Not planning on seeing the new Ghostbusters this summer? You must be sexist.
When Sony released the first trailer for the new film in early March, it didn’t go over well. In fact, it became the most disliked movie trailer in YouTube history. Ouch.
But the movie’s initial unpopularity isn’t due to the fact that the trailer was just not funny, or that Sony is proving that it’s clearly out of ideas. Nope, feminists, constantly on the lookout for something to whine about, are convinced it’s because Americans are sexist.
A Forbes writer blamed negative reactions to the preview on “a bunch of angry, misogynistic twerps of all ages spending the last two months ‘down-voting’ said trailer because Sony and Paul Feig had the gall to cast four actresses as the title characters.” Naturally, these are the same “twerps” who “are angry that the last two Star Wars movies had female leads.”
Cosmo blamed it on the “dumb sexist critics.”
And the Huffington Post went so far as to say that people who deny that their dislike of the upcoming movie has anything to do with gender, suffer from “passive sexism.” NBC echoed this by saying that “Ghostbusters backlash” is a symptom of the gender divide in America today.

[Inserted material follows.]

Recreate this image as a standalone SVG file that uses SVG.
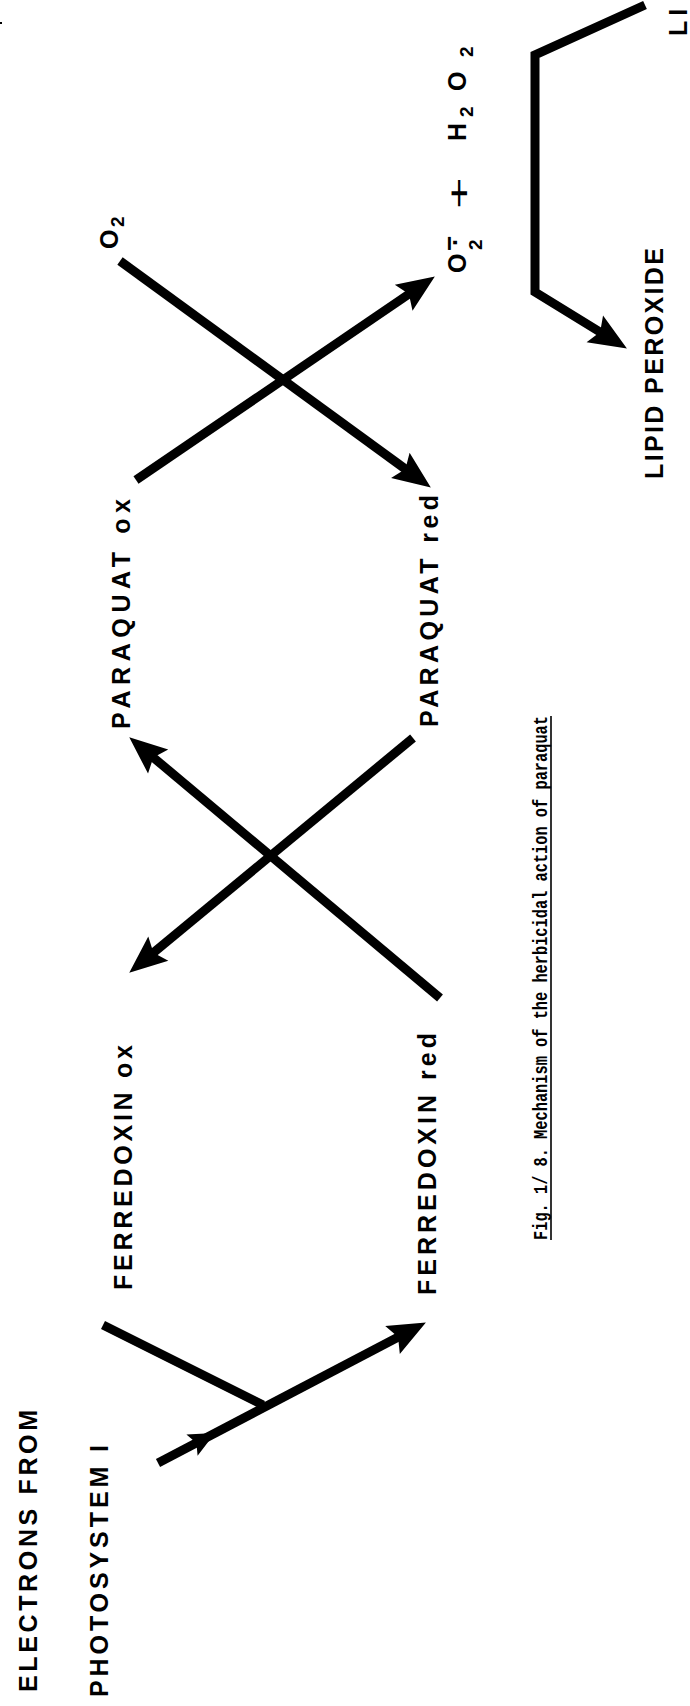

To try and garner support for the film, Ellen DeGeneres had the four female leads on her show on May 25th. The episode also happened to have Hillary Clinton as a guest. Just a coincidence, of course, because there’s nothing political about the new Ghostbusters, nothing at all.
In order to ensure that the newly feminized Ghostbusters is a box office success, the Los Angeles Times says that women have “an obligation” to see the film when it comes out on July 15. The article’s author insists that sexism is “most stubbornly entrenched in cinema, of all the popular culture industries.” Oh, is that why Frozen, directed by a woman and starring female leads, smashed box office records?
Here’s a thought: gender equality will be reached when Americans are allowed to judge movies based on their merits, and not based on the gender of the actors. But this is probably the wrong election year for that kind of thinking.